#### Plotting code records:
## BEGIN

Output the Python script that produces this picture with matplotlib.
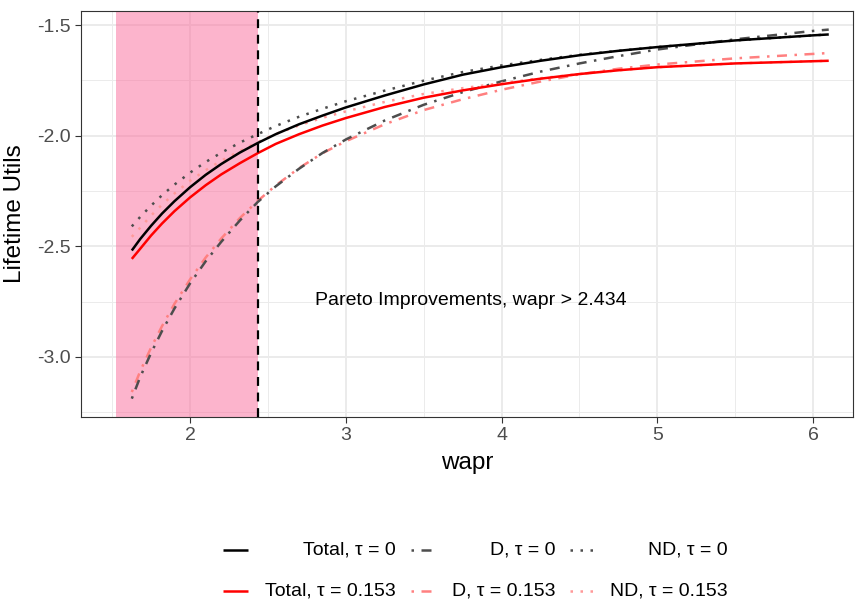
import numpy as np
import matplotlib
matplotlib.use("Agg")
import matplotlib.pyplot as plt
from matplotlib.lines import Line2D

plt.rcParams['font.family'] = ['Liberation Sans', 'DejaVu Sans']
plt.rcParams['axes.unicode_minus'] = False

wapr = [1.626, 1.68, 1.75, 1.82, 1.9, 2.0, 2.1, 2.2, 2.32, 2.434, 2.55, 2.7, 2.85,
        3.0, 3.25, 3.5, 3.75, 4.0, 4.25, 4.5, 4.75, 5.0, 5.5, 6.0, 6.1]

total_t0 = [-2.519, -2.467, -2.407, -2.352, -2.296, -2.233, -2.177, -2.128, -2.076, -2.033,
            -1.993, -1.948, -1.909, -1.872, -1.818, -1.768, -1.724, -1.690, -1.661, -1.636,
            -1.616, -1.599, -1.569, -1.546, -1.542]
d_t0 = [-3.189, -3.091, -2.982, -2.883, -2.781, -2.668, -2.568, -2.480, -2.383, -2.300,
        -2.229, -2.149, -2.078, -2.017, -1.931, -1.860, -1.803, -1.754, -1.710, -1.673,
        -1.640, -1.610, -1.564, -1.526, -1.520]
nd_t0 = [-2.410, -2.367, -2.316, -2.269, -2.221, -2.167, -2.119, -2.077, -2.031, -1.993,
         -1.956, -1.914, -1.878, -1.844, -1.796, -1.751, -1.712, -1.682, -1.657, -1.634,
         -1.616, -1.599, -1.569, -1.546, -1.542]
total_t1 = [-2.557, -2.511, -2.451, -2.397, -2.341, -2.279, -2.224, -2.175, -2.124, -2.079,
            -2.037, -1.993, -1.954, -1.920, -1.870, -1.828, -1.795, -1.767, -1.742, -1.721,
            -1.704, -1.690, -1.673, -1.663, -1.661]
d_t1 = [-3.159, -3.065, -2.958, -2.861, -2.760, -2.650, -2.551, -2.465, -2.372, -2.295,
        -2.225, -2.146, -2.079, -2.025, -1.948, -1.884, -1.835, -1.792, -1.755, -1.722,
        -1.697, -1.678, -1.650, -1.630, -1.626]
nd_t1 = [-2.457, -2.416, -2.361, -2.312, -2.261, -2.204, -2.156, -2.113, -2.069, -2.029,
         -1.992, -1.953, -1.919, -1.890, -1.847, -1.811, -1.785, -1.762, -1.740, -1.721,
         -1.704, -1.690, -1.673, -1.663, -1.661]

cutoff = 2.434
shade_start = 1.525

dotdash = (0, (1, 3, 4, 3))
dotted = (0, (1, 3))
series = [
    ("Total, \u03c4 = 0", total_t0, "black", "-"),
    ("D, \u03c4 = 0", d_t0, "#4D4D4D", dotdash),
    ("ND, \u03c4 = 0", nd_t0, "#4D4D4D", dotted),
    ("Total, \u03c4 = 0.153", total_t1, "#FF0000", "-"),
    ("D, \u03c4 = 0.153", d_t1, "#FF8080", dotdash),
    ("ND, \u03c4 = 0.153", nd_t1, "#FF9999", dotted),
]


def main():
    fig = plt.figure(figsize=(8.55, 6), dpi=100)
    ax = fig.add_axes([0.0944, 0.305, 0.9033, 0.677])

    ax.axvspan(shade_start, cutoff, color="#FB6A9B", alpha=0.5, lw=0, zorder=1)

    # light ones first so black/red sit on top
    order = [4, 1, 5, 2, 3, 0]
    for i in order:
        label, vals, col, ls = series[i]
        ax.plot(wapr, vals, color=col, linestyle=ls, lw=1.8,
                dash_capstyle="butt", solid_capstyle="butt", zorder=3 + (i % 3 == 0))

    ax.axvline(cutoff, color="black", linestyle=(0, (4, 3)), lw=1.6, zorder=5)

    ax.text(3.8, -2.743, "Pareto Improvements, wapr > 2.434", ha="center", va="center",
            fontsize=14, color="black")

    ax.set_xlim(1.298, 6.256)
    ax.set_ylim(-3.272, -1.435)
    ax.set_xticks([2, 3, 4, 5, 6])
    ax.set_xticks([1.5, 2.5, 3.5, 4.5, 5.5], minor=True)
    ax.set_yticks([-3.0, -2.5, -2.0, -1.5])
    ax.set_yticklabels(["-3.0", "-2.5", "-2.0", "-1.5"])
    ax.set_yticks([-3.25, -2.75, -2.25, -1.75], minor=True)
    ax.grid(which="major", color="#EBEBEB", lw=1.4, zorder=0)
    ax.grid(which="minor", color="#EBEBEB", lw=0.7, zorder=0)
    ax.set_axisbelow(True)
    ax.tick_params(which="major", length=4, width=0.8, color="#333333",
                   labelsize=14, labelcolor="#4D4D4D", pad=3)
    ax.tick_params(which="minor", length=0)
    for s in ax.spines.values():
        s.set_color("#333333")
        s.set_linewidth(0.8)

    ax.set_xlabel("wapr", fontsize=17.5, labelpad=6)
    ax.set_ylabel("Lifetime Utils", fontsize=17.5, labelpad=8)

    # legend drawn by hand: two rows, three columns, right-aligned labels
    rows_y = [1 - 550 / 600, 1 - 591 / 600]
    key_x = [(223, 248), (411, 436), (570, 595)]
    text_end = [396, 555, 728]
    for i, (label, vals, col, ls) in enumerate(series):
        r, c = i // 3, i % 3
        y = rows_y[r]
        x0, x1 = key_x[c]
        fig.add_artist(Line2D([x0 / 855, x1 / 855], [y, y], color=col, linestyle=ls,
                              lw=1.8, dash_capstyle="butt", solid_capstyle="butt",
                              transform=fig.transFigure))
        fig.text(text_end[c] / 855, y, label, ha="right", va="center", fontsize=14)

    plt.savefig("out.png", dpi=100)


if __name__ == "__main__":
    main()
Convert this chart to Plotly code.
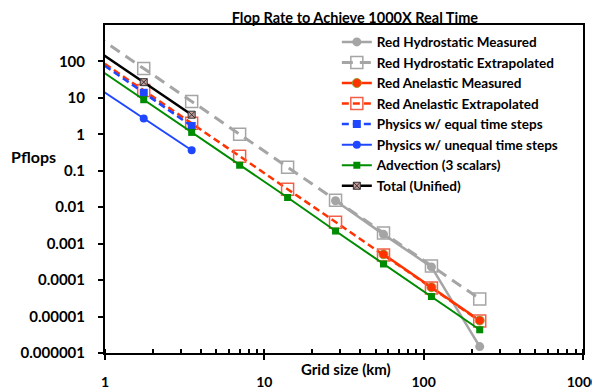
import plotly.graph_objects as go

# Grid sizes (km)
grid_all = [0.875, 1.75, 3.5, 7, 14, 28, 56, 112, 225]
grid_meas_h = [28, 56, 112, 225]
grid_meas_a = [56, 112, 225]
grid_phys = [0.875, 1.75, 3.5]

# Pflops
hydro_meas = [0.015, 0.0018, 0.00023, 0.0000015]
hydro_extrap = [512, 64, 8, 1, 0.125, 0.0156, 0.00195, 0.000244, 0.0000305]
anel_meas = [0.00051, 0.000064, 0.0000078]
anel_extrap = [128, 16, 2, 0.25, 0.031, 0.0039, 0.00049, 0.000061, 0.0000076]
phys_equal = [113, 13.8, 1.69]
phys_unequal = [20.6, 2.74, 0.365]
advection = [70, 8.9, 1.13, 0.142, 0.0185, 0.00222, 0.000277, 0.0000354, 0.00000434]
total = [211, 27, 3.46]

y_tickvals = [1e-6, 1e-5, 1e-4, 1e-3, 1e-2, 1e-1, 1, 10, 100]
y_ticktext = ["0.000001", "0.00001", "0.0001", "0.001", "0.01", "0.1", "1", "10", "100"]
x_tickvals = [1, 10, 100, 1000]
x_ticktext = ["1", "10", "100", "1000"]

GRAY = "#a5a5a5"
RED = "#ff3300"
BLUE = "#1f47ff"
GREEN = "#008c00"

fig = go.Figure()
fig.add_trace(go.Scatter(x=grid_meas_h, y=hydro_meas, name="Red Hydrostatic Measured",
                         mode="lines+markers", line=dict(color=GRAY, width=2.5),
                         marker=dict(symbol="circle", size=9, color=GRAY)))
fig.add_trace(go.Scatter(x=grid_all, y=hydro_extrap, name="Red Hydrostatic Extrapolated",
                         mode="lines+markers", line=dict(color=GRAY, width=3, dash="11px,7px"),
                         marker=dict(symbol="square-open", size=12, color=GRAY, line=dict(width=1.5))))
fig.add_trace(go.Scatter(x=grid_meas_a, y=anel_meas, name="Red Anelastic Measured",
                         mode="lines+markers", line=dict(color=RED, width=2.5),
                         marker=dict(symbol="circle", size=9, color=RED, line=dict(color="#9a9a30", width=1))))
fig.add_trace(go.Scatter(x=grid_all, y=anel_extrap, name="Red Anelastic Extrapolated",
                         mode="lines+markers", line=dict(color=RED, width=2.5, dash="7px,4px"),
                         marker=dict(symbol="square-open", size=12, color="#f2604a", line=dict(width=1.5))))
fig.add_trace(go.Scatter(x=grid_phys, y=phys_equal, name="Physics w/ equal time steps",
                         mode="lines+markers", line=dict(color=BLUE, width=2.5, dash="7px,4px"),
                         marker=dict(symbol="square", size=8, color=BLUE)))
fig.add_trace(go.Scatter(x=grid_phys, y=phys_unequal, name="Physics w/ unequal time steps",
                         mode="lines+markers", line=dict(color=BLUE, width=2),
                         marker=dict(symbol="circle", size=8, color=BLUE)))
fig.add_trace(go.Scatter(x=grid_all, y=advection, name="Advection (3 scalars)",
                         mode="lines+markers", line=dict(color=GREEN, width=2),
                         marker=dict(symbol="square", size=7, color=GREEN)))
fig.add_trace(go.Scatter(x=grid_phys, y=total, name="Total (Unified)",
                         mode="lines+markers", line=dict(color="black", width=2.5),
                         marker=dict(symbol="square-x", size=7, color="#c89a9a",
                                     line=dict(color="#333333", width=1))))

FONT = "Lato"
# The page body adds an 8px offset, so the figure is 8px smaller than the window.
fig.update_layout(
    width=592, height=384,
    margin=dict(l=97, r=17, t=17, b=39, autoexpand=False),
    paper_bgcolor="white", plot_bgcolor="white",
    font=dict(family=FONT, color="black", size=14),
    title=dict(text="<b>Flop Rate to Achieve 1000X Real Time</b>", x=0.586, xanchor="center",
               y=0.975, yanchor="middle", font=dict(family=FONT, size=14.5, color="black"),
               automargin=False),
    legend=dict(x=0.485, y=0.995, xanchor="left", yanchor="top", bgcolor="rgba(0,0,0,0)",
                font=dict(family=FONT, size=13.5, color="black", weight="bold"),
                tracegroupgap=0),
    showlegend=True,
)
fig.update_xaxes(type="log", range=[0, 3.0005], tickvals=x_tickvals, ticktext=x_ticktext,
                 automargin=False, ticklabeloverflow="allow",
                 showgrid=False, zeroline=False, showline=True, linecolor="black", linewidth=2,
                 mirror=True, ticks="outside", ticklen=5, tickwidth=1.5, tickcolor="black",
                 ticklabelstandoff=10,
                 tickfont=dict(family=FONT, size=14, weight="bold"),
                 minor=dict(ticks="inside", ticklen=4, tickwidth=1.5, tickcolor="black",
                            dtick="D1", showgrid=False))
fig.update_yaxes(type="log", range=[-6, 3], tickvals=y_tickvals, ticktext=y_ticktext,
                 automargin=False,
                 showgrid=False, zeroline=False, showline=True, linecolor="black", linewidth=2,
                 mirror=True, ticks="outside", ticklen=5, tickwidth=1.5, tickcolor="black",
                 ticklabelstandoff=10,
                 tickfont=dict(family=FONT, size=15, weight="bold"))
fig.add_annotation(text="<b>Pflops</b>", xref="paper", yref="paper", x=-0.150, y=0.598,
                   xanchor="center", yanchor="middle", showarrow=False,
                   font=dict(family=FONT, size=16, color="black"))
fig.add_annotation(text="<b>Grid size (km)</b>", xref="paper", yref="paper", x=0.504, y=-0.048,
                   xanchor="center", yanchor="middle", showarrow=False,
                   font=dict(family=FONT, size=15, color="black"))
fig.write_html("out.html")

## END

#### Task to complete:
Within the listing above, copy each line that has the string "matplotlib".

#### Reply:
Output the Python script that produces this picture with matplotlib.
import matplotlib
matplotlib.use("Agg")
import matplotlib.pyplot as plt
from matplotlib.lines import Line2D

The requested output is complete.